What you will do: Return the lines below exactly, from the first line to the line that contains "var area2010 = [null, null, null];". Leave out pictures.

-- BEGIN Material provided --

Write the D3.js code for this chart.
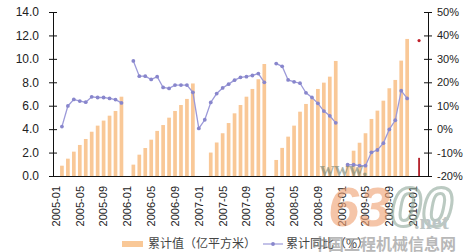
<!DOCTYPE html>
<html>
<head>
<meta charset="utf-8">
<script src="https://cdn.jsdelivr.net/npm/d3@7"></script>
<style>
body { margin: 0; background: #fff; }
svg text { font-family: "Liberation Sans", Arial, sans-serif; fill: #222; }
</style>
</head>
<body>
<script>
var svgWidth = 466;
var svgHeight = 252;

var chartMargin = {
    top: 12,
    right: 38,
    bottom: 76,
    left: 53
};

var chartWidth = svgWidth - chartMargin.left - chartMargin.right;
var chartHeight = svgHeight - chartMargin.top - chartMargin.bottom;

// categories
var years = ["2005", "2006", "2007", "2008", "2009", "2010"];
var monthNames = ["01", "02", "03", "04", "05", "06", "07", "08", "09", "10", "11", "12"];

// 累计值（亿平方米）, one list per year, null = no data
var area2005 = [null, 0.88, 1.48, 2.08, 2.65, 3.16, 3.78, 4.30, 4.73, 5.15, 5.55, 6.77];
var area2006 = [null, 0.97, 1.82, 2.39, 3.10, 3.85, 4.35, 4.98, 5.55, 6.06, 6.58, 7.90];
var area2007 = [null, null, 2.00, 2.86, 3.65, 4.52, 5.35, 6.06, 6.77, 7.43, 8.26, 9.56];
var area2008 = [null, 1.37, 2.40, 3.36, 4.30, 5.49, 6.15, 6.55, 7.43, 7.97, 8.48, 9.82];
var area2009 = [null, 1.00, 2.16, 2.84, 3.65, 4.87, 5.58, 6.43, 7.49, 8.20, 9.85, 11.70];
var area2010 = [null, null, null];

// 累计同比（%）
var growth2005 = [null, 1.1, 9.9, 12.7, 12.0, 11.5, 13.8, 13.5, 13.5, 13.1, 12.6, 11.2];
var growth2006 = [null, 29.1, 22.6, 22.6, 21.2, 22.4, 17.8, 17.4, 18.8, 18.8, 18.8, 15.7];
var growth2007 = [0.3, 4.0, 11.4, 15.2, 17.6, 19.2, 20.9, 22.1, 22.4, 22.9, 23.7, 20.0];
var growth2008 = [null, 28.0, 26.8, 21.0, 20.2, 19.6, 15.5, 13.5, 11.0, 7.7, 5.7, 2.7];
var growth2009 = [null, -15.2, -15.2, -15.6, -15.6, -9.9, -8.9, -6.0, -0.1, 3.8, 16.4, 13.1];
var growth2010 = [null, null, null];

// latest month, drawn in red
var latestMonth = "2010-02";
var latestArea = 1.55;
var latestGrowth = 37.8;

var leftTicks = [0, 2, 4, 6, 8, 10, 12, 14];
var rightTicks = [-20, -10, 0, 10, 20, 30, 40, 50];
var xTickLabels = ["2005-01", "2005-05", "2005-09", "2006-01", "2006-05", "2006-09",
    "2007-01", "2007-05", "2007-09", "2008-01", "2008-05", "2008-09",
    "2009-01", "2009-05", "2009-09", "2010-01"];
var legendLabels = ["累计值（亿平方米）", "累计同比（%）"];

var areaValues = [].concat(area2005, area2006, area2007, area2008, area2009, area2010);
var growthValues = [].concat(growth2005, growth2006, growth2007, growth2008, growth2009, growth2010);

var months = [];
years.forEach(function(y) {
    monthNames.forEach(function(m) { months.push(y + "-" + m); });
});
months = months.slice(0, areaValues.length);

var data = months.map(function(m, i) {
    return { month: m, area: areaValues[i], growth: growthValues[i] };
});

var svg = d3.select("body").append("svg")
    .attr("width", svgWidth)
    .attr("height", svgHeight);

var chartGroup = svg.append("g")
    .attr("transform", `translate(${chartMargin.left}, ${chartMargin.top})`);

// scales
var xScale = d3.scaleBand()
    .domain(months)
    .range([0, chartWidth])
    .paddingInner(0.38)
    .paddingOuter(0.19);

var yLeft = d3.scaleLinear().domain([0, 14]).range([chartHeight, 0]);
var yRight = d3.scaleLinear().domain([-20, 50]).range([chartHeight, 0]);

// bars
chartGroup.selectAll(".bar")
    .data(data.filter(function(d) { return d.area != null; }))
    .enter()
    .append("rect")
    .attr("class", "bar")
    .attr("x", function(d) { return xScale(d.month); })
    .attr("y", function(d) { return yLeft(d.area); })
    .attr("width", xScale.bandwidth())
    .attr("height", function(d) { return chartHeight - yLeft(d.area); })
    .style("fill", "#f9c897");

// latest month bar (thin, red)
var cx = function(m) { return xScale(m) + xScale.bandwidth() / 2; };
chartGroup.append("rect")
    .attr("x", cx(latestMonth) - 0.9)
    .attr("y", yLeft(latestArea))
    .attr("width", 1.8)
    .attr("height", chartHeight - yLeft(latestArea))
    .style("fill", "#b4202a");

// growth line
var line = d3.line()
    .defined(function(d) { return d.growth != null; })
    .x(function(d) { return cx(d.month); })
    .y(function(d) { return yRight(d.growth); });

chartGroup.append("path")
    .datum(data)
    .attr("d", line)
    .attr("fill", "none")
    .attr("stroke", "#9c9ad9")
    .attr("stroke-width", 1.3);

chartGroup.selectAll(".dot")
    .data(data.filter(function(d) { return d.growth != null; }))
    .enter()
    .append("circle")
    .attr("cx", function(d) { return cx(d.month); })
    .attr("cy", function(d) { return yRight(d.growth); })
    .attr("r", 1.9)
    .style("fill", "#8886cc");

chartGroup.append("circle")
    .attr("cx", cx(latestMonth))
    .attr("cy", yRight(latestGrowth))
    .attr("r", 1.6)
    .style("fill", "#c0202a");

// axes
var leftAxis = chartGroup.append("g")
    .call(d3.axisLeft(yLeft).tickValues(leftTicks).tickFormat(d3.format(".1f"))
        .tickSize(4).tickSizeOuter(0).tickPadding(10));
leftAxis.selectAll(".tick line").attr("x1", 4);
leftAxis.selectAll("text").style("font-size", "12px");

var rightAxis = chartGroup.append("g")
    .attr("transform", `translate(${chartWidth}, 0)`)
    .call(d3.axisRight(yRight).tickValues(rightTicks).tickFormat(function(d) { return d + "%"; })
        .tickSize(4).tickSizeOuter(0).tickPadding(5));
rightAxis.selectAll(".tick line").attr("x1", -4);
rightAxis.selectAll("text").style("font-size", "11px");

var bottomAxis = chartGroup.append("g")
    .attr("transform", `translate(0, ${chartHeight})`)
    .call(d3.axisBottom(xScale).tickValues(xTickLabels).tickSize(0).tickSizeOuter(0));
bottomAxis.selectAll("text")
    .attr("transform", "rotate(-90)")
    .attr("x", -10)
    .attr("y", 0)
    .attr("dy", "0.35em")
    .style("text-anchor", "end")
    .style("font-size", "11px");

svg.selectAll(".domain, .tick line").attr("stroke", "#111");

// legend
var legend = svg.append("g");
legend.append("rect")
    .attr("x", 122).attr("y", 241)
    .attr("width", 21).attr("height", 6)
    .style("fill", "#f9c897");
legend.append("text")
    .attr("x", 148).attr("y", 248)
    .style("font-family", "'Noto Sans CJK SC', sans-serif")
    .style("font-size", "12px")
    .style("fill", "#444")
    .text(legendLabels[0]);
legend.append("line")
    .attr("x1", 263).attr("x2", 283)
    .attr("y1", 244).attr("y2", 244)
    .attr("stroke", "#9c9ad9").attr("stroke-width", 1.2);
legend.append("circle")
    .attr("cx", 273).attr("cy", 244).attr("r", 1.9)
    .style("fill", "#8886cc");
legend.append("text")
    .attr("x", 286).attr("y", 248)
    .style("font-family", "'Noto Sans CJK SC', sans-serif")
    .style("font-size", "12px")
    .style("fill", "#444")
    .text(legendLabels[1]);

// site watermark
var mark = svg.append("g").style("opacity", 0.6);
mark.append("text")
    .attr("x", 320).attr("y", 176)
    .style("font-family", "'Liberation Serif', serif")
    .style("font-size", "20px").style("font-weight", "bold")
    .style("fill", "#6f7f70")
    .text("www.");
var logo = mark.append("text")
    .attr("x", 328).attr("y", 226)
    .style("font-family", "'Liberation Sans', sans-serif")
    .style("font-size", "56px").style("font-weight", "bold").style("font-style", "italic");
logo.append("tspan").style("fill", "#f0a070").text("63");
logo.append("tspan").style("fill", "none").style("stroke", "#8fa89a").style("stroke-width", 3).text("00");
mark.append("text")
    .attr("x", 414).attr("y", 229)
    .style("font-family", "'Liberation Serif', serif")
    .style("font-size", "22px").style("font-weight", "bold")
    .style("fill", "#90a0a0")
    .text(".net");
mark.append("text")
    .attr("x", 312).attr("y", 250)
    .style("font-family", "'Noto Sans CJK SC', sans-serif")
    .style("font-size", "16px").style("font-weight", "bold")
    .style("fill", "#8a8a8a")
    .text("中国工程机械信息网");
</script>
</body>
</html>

-- END Material provided --

Solution:
Write the D3.js code for this chart.
<!DOCTYPE html>
<html>
<head>
<meta charset="utf-8">
<script src="https://cdn.jsdelivr.net/npm/d3@7"></script>
<style>
body { margin: 0; background: #fff; }
svg text { font-family: "Liberation Sans", Arial, sans-serif; fill: #222; }
</style>
</head>
<body>
<script>
var svgWidth = 466;
var svgHeight = 252;

var chartMargin = {
    top: 12,
    right: 38,
    bottom: 76,
    left: 53
};

var chartWidth = svgWidth - chartMargin.left - chartMargin.right;
var chartHeight = svgHeight - chartMargin.top - chartMargin.bottom;

// categories
var years = ["2005", "2006", "2007", "2008", "2009", "2010"];
var monthNames = ["01", "02", "03", "04", "05", "06", "07", "08", "09", "10", "11", "12"];

// 累计值（亿平方米）, one list per year, null = no data
var area2005 = [null, 0.88, 1.48, 2.08, 2.65, 3.16, 3.78, 4.30, 4.73, 5.15, 5.55, 6.77];
var area2006 = [null, 0.97, 1.82, 2.39, 3.10, 3.85, 4.35, 4.98, 5.55, 6.06, 6.58, 7.90];
var area2007 = [null, null, 2.00, 2.86, 3.65, 4.52, 5.35, 6.06, 6.77, 7.43, 8.26, 9.56];
var area2008 = [null, 1.37, 2.40, 3.36, 4.30, 5.49, 6.15, 6.55, 7.43, 7.97, 8.48, 9.82];
var area2009 = [null, 1.00, 2.16, 2.84, 3.65, 4.87, 5.58, 6.43, 7.49, 8.20, 9.85, 11.70];
var area2010 = [null, null, null];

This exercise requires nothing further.